Workers at Arconic must draw the lessons of this sellout. The USW bureaucracy responded to their determination to fight, expressed in a near-unanimous strike vote, by doubling down and working even more openly to force a sellout down their throats. This proves that Arconic workers need the means to organize and communicate among themselves independently of the union bureaucracy. This means the formation of a rank-and-file committee led by workers themselves and uniting the workforce at every plant.

“Our production has slowed to a crawl”

“[Production is] still slow and [we are getting] no information,” said one worker in Davenport.

Another newer Arconic worker confirmed the slowdown as well. “Our production has slowed to a crawl,” he said.
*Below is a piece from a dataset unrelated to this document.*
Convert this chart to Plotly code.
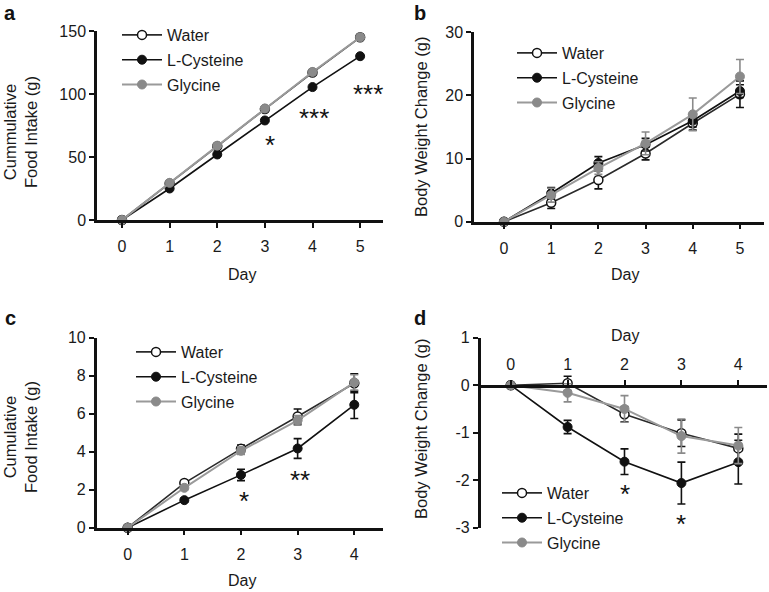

He also explained why many workers feel like they have no incentive to work harder for the company making billions in revenue.

“They took away our performance pay and signing bonus,” he said. “They gave us ‘essential workers’ bonus which is garbage and divided it into two installments of supposedly government money that didn’t cost them anything.

“People are pissed,” he added. “There’s no reason to push ourselves to produce weight anymore.”

The worker also concurred with other Arconic workers that newer workers were intimidated into voting for the contract by the union. He said, “The union leadership latched onto the new hires trying to get them to all vote ‘Yes’. I swayed quite a few to vote ‘No’ when I was able to make them understand what was going on. It was shady from the beginning. Davenport did have a majority ‘NO’ though.”

“It felt like the union leadership was working for the company. Made me sick to my stomach. I told my brothers and sisters to stay strong.”

“It was a divide-and-conquer by the company and the union”

A veteran Arconic worker in Davenport told the WSWS, “I’ve been at Arconic for 15 years at Davenport. Due to inflation and everything, the union and the company shorthanded us. What they were offering is way less than inflation, so we’ll be breaking even or losing money. With performance pay, it was fairer. The whole thing was a bait-and-switch tactic.

“We should have got PFP in April,” he added. “Well, basically, the way it was set up we were supposed to get performance pay based on the profitability of the company. The last couple of months we should have gotten at the end of January and especially April, we depended on the company to see if we qualified.

“But the company manipulated the numbers to not give us performance pay,” he said. “So the workers would say we were not getting anything anyway before the vote. In the future, the company is going to be very profitable and they won’t give us any of it.”

“I don’t think it was a fair vote either,” he said. “I was looking at the posts. I saw someone from Lafayette, Indiana, who said workers there assumed that the Davenport Works was OK with getting rid of performance pay to make way for wage increases.

“But that was not true…the contract got voted in because workers in Lafayette and Tennessee and Massena, New York — we weren’t able to talk to each other. The left hand didn’t know what the right hand was doing. It was a divide-and-conquer strategy by the company and the union. It was underhanded.

“The company also bribed the new employees with two weeks vacation and the company was pandering to them. It was underhanded. They were basically trying to bribe workers to get the contract to pass.

“The union was not going to fight for us. I’m embarrassed they came back with that offer. It was a bad offer. I’m pretty sure they got some perks for the company to push it through. The whole vote is scandalized forever if they didn’t give the other workers who didn’t get a chance to vote as well,” he said of many workers who were not able to vote.

“The union is the one that agreed to the contract with the company. They wanted this contract. It should have been a separate party to examine the votes. I’m for a democratic system. If everyone actually voted and we know how it went, I’d be okay. But there are so many red flags in the vote there that it’s impossible to say this is a just system!”